白亜紀前弧海盆の最下部層
千呂露層の半遠洋性堆積物
日高町千栄西方の沙流川にかかる吊り橋の下に,北海道の白亜紀前弧海盆の始まりを示す地層が露出している(写真1).
この地層は,淡緑色を帯びた珪質シルト岩・珪長質凝灰岩の互層からなり(写真2),千呂露層(Kiminami et al., 1985)と呼ばれている.珪長質凝灰岩は,比較的粗粒で,平行葉理を示し,一部コンボルート葉理を示す(写真3).
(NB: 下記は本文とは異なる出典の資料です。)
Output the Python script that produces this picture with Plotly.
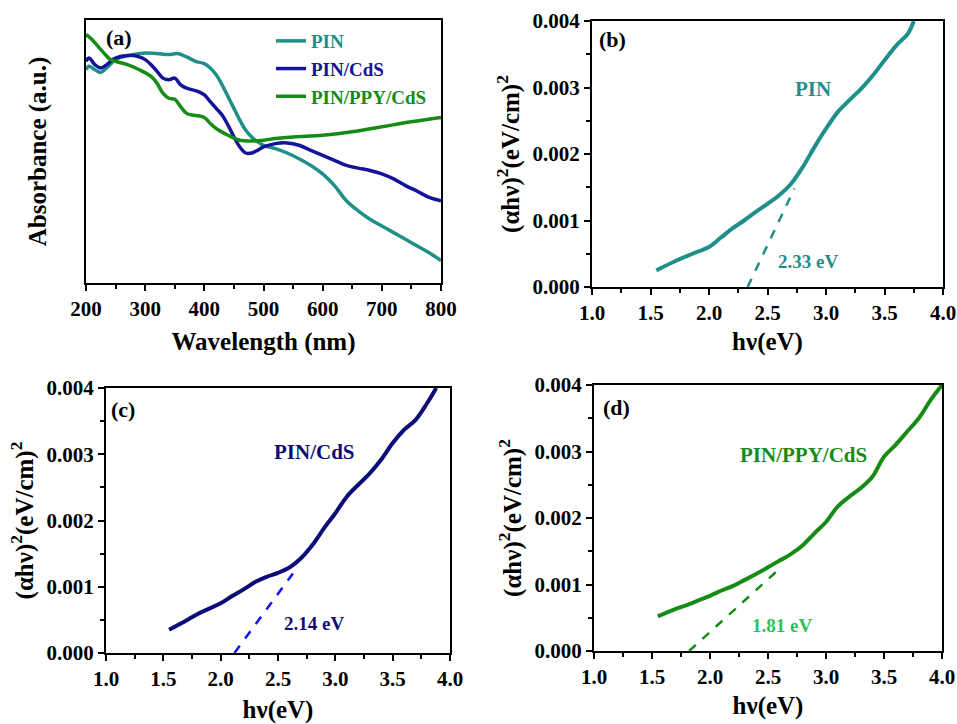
import plotly.graph_objects as go

# ---------------- data ----------------
wl_pin = [200, 205, 215, 225, 235, 250, 270, 300, 320, 340, 355, 370, 385, 400, 410, 420, 430, 440, 450,
          460, 470, 480, 490, 500, 520, 540, 560, 580, 600, 620, 640, 660, 680, 700, 720, 740, 760, 780, 800]
abs_pin_px = [210, 200, 210, 218, 205, 180, 168, 160, 162, 165, 162, 172, 185, 192, 205, 225, 255, 290, 325,
              360, 390, 410, 425, 435, 445, 458, 475, 495, 520, 555, 600, 630, 655, 675, 695, 715, 735, 755, 778]

wl_cds = [200, 205, 215, 225, 235, 245, 260, 280, 290, 300, 310, 320, 330, 340, 350, 360, 370, 390, 400, 410,
          420, 430, 440, 450, 460, 470, 480, 490, 500, 520, 540, 560, 580, 600, 620, 640, 660, 680, 700,
          720, 740, 760, 780, 800]
abs_cds_px = [185, 175, 195, 205, 195, 180, 170, 168, 172, 180, 195, 215, 235, 240, 235, 255, 265, 275, 285, 305,
              325, 345, 375, 410, 440, 458, 458, 450, 440, 430, 428, 435, 450, 465, 480, 495, 503, 510, 520,
              535, 555, 572, 590, 600]

wl_ppy = [200, 210, 220, 230, 240, 250, 270, 290, 310, 320, 330, 340, 350, 360, 370, 380, 390, 400, 410, 420,
          440, 460, 480, 500, 520, 550, 600, 650, 700, 750, 800]
abs_ppy_px = [105, 120, 140, 160, 178, 185, 195, 210, 230, 250, 280, 295, 298, 320, 340, 345, 347, 352, 370, 385,
              405, 420, 422, 420, 415, 410, 405, 395, 380, 365, 352]

# read-off values -> arbitrary absorbance units (0..1)
abs_pin = [(845 - v) / 783 for v in abs_pin_px]
abs_cds = [(845 - v) / 783 for v in abs_cds_px]
abs_ppy = [(845 - v) / 783 for v in abs_ppy_px]

hv_b = [1.55, 1.7, 1.9, 2.0, 2.1, 2.2, 2.3, 2.4, 2.5, 2.6, 2.7, 2.8, 2.9, 3.0, 3.1, 3.2, 3.3, 3.4, 3.5, 3.6, 3.7, 3.75]
tauc_b = [0.00025, 0.00038, 0.00053, 0.0006, 0.00074, 0.00088, 0.001, 0.00113, 0.00125, 0.00138, 0.00155,
          0.0018, 0.0021, 0.00238, 0.00263, 0.00281, 0.00298, 0.00318, 0.00341, 0.00363, 0.00381, 0.004]
fit_b_x = [2.33, 2.73]
fit_b_y = [0.0, 0.00148]

hv_c = [1.55, 1.7, 1.8, 1.9, 2.0, 2.1, 2.2, 2.3, 2.4, 2.5, 2.6, 2.7, 2.8, 2.9, 3.0, 3.1, 3.2, 3.3, 3.4, 3.5,
        3.6, 3.7, 3.8, 3.88]
tauc_c = [0.00035, 0.00049, 0.00059, 0.00067, 0.00075, 0.00086, 0.00096, 0.00107, 0.00115, 0.00121, 0.00129,
          0.00143, 0.00163, 0.00188, 0.00211, 0.00236, 0.00254, 0.00271, 0.00292, 0.00317, 0.00337, 0.00352,
          0.00377, 0.004]
fit_c_x = [2.12, 2.63]
fit_c_y = [0.0, 0.0012]

hv_d = [1.55, 1.7, 1.8, 1.9, 2.0, 2.1, 2.2, 2.3, 2.4, 2.5, 2.6, 2.7, 2.8, 2.9, 3.0, 3.1, 3.2, 3.3, 3.4, 3.5,
        3.6, 3.7, 3.8, 3.9, 4.0]
tauc_d = [0.00052, 0.00063, 0.00069, 0.00076, 0.00083, 0.00091, 0.00098, 0.00107, 0.00116, 0.00126, 0.00136,
          0.00146, 0.00159, 0.00177, 0.00194, 0.00217, 0.00232, 0.00245, 0.00262, 0.00292, 0.0031, 0.0033,
          0.0035, 0.00377, 0.004]
fit_d_x = [1.82, 2.62]
fit_d_y = [0.0, 0.00127]

x_ticks_a = [200, 300, 400, 500, 600, 700, 800]
x_ticks_e = [1.0, 1.5, 2.0, 2.5, 3.0, 3.5, 4.0]
y_ticks_e = [0.000, 0.001, 0.002, 0.003, 0.004]

TEAL = "#1f8f8a"
BLUE = "#14149a"
NAVY = "#0c0c78"
DBLUE = "#1010ff"
GREEN = "#168c16"
LGREEN = "#2fbf5a"
FONT = "Liberation Serif, Times New Roman, serif"

fig = go.Figure()

# panel (a)
fig.add_trace(go.Scatter(x=wl_pin, y=abs_pin, mode="lines", line=dict(color=TEAL, width=3.5, shape="spline"),
                         name=f"<span style='color:{TEAL}'><b>PIN</b></span>", xaxis="x", yaxis="y"))
fig.add_trace(go.Scatter(x=wl_cds, y=abs_cds, mode="lines", line=dict(color=BLUE, width=3.5, shape="spline"),
                         name=f"<span style='color:{BLUE}'><b>PIN/CdS</b></span>", xaxis="x", yaxis="y"))
fig.add_trace(go.Scatter(x=wl_ppy, y=abs_ppy, mode="lines", line=dict(color=GREEN, width=3.5, shape="spline"),
                         name=f"<span style='color:{GREEN}'><b>PIN/PPY/CdS</b></span>", xaxis="x", yaxis="y"))

# panel (b)
fig.add_trace(go.Scatter(x=hv_b, y=tauc_b, mode="lines", line=dict(color=TEAL, width=4, shape="spline"),
                         showlegend=False, xaxis="x2", yaxis="y2"))
fig.add_trace(go.Scatter(x=fit_b_x, y=fit_b_y, mode="lines", line=dict(color=TEAL, width=2.5, dash="dash"),
                         showlegend=False, xaxis="x2", yaxis="y2"))
# panel (c)
fig.add_trace(go.Scatter(x=hv_c, y=tauc_c, mode="lines", line=dict(color=NAVY, width=4, shape="spline"),
                         showlegend=False, xaxis="x3", yaxis="y3"))
fig.add_trace(go.Scatter(x=fit_c_x, y=fit_c_y, mode="lines", line=dict(color=DBLUE, width=2.5, dash="dash"),
                         showlegend=False, xaxis="x3", yaxis="y3"))
# panel (d)
fig.add_trace(go.Scatter(x=hv_d, y=tauc_d, mode="lines", line=dict(color=GREEN, width=4, shape="spline"),
                         showlegend=False, xaxis="x4", yaxis="y4"))
fig.add_trace(go.Scatter(x=fit_d_x, y=fit_d_y, mode="lines", line=dict(color=GREEN, width=2.5, dash="dash"),
                         showlegend=False, xaxis="x4", yaxis="y4"))

W, H = 957, 724
def dx(a, b):
    return [a / W, b / W]
def dy(top, bottom):
    return [1 - bottom / H, 1 - top / H]

ytitle = "<b>(αhν)<sup>2</sup>(eV/cm)<sup>2</sup></b>"
xtitle = "<b>hν(eV)</b>"
minor_x_e = dict(dtick=0.25, ticks="outside", ticklen=4, tickwidth=2, tickcolor="black")
minor_y_e = dict(dtick=0.0005, ticks="outside", ticklen=4, tickwidth=2, tickcolor="black")

fig.update_layout(
    width=W, height=H, margin=dict(l=0, r=0, t=0, b=0, autoexpand=False),
    paper_bgcolor="white", plot_bgcolor="white",
    font=dict(family=FONT, size=20, color="black"),
    showlegend=True,
    legend=dict(x=271 / W, y=1 - 22 / H, xanchor="left", yanchor="top", bgcolor="rgba(0,0,0,0)",
                font=dict(family=FONT, size=19), itemwidth=30, tracegroupgap=0),
    xaxis=dict(domain=dx(86, 441), range=[200, 800], tickvals=x_ticks_a,
               ticktext=[f"<b>{v}</b>" for v in x_ticks_a],
               minor=dict(dtick=50, ticks="outside", ticklen=4, tickwidth=2, tickcolor="black"),
               title=dict(text="<b>Wavelength (nm)</b>", standoff=12), anchor="y"),
    yaxis=dict(domain=dy(20, 283), range=[0, 1], showticklabels=False, ticks="",
               title=dict(text="<b>Absorbance (a.u.)</b>", standoff=30), anchor="x"),
    xaxis2=dict(domain=dx(592, 943), range=[1.0, 4.0], tickvals=x_ticks_e,
                ticktext=[f"<b>{v:.1f}</b>" for v in x_ticks_e], minor=minor_x_e,
                title=dict(text=xtitle, standoff=8), anchor="y2"),
    yaxis2=dict(domain=dy(21, 287), range=[0, 0.004], tickvals=y_ticks_e,
                ticktext=[f"<b>{v:.3f}</b>" for v in y_ticks_e], minor=minor_y_e,
                title=dict(text=ytitle, standoff=6), anchor="x2"),
    xaxis3=dict(domain=dx(106, 450), range=[1.0, 4.0], tickvals=x_ticks_e,
                ticktext=[f"<b>{v:.1f}</b>" for v in x_ticks_e], minor=minor_x_e,
                title=dict(text=xtitle, standoff=14), anchor="y3"),
    yaxis3=dict(domain=dy(388, 653), range=[0, 0.004], tickvals=y_ticks_e,
                ticktext=[f"<b>{v:.3f}</b>" for v in y_ticks_e], minor=minor_y_e,
                title=dict(text=ytitle, standoff=6), anchor="x3"),
    xaxis4=dict(domain=dx(594, 942), range=[1.0, 4.0], tickvals=x_ticks_e,
                ticktext=[f"<b>{v:.1f}</b>" for v in x_ticks_e], minor=minor_x_e,
                title=dict(text=xtitle, standoff=8), anchor="y4"),
    yaxis4=dict(domain=dy(385, 651), range=[0, 0.004], tickvals=y_ticks_e,
                ticktext=[f"<b>{v:.3f}</b>" for v in y_ticks_e], minor=minor_y_e,
                title=dict(text=ytitle, standoff=6), anchor="x4"),
)

fig.update_xaxes(showline=True, linecolor="black", linewidth=2, mirror=True, ticks="outside",
                 ticklen=6, tickwidth=2, tickcolor="black", showgrid=False, zeroline=False,
                 automargin=False,
                 tickfont=dict(family=FONT, size=21, color="black"),
                 title_font=dict(family=FONT, size=25, color="black"))
fig.update_yaxes(showline=True, linecolor="black", linewidth=2, mirror=True,
                 ticklen=6, tickwidth=2, tickcolor="black", showgrid=False, zeroline=False,
                 automargin=False,
                 tickfont=dict(family=FONT, size=21, color="black"),
                 title_font=dict(family=FONT, size=25, color="black"))
for ax in ["yaxis2", "yaxis3", "yaxis4"]:
    fig.layout[ax].ticks = "outside"

def ann(text, x, y, xref, yref, color, size, xanchor="center"):
    fig.add_annotation(text=f"<b>{text}</b>", x=x, y=y, xref=xref, yref=yref, showarrow=False,
                       font=dict(family=FONT, size=size, color=color), xanchor=xanchor, yanchor="middle")

# panel labels
ann("(a)", 0.05, 0.935, "x domain", "y domain", "black", 22, "left")
ann("(b)", 0.014, 0.93, "x2 domain", "y2 domain", "black", 22, "left")
ann("(c)", 0.01, 0.917, "x3 domain", "y3 domain", "black", 22, "left")
ann("(d)", 0.02, 0.914, "x4 domain", "y4 domain", "black", 22, "left")

# curve and gap labels
ann("PIN", 2.89, 0.00298, "x2", "y2", TEAL, 21)
ann("2.33 eV", 2.85, 0.00038, "x2", "y2", TEAL, 19)
ann("PIN/CdS", 2.82, 0.00303, "x3", "y3", NAVY, 21)
ann("2.14 eV", 2.81, 0.00044, "x3", "y3", NAVY, 19)
ann("PIN/PPY/CdS", 2.81, 0.00295, "x4", "y4", GREEN, 21)
ann("1.81 eV", 2.62, 0.00039, "x4", "y4", LGREEN, 19)

fig.write_html("out.html", post_script="document.body.style.margin='0';")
この露頭のすぐ下流には,弱変成の枕状玄武岩(海洋プレート)が露出し,千呂露層が堆積した前弧海盆の基盤を示している.千呂露層は,このような海洋プレート上の半遠洋性堆積物と,島弧側から供給された凝灰質堆積物からなる.また,これらの上位(上流側)には岩石橋~滝の沢にかけて蝦夷層群下部層準の厚層タービダイトが分布しており,海洋プレートがトラップされて新たに出現した前弧海盆における陸源堆積作用のスタートを示している
所在地
日高町 千栄西方沙流川6号吊橋下
参考文献
Kiminami, K., Kontani, Y. and Miyashita, S., 1985, Lower Cretaceous strata covering the abyssal tholeiite (the Hidaka Western Greenstone Belt) in the Chiroro area, central Hokkaido, Japan. Jour. Geol. Soc. Japan, 91, 27-42.